At Fresher’s Fair I signed up for a Barclaycard student credit card. Of course, you could argue that this is a credit building card if it is used correctly. However, it isn’t labelled as such because  it is aimed at students who need to borrow money to subsidise their living costs (it is likely, in my humble opinion, that most students don’t use it for improving their credit score or for subsidising living costs but more for improving their alcohol tolerance).

It worked well for me in both respects because I was so worried about money that I managed to keep my spending under control (most of the time) but I also had an emergency fund to fall back on.

What I didn’t realise at the time was that each month I kept to my credit agreement by not going over my small credit limit and making the minimum repayments on time, I also received a healthy green light on my credit report. Paying off my monthly contract phone bill also helped.

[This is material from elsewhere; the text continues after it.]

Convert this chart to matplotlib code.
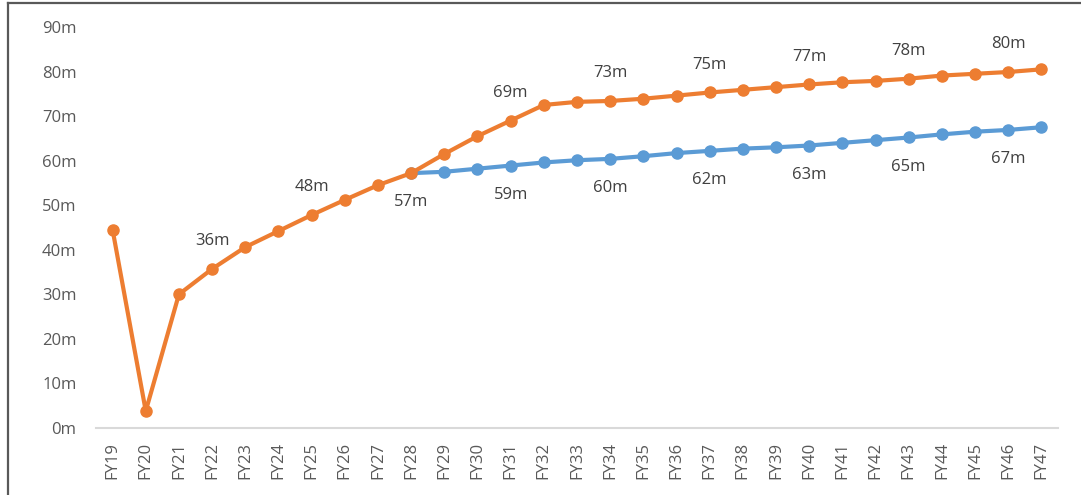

However, I have friends that weren’t so fortunate and they have had to use credit building cards to either start their credit history, because they didn’t have any credit accounts at uni, or to rebuild their credit score because they abused their accounts so much that their reports took a bashing.

If I were in their shoes, credit strengthening cards would look decidedly unattractive when compared to other cards because they have higher APRs, lower credit limits, no rewards and no 0% balance transfer or purchase offers.

In reality, all of these features are completely irrelevant if you want to build your credit rating because in this financial climate, you just won’t get access to low APRs, interest free deals and huge credit limits if your credit history doesn’t prove to the credit card company that you can manage credit sensibly.

The best thing you can do is bite the bullet, get the credit building card, use it as much as you can and pay it off in full to avoid paying interest at the high rates because, at the end of the day, you need a decent credit rating to get access to the financial services (mortgages, car loans etc.) you are likely to need in your lifetime.

If I were in a situation where I did need to use the services of a credit building card (and bear in mind that I am quite disciplined when it comes to managing my money) I would start by paying for my weekly shopping and fuel with my credit card and then put by the cash from my current account into an instant access savings account until my credit card bill arrived. I would then use this saved money to pay my credit card bill in full.

The beauty of this approach is that you have to pay for shopping and fuel each week anyway so you might as well build your credit rating in the process. You will also earn a little bit of interest on the money you put by which would earn next to nothing in a current account (indeed nothing if you are still in your interest free overdraft because you don’t earn interest in current accounts with negative balances).

One word of caution though – you need to be disciplined with your money to use credit strengthening cards effectively. It also helps if you have access to internet banking so you can transfer money from your current account to your savings account after each shop – you don’t want to be able to make the excuse ‘I couldn’t get to the bank to transfer the money and spent it by accident’ and then end up making your credit score worse).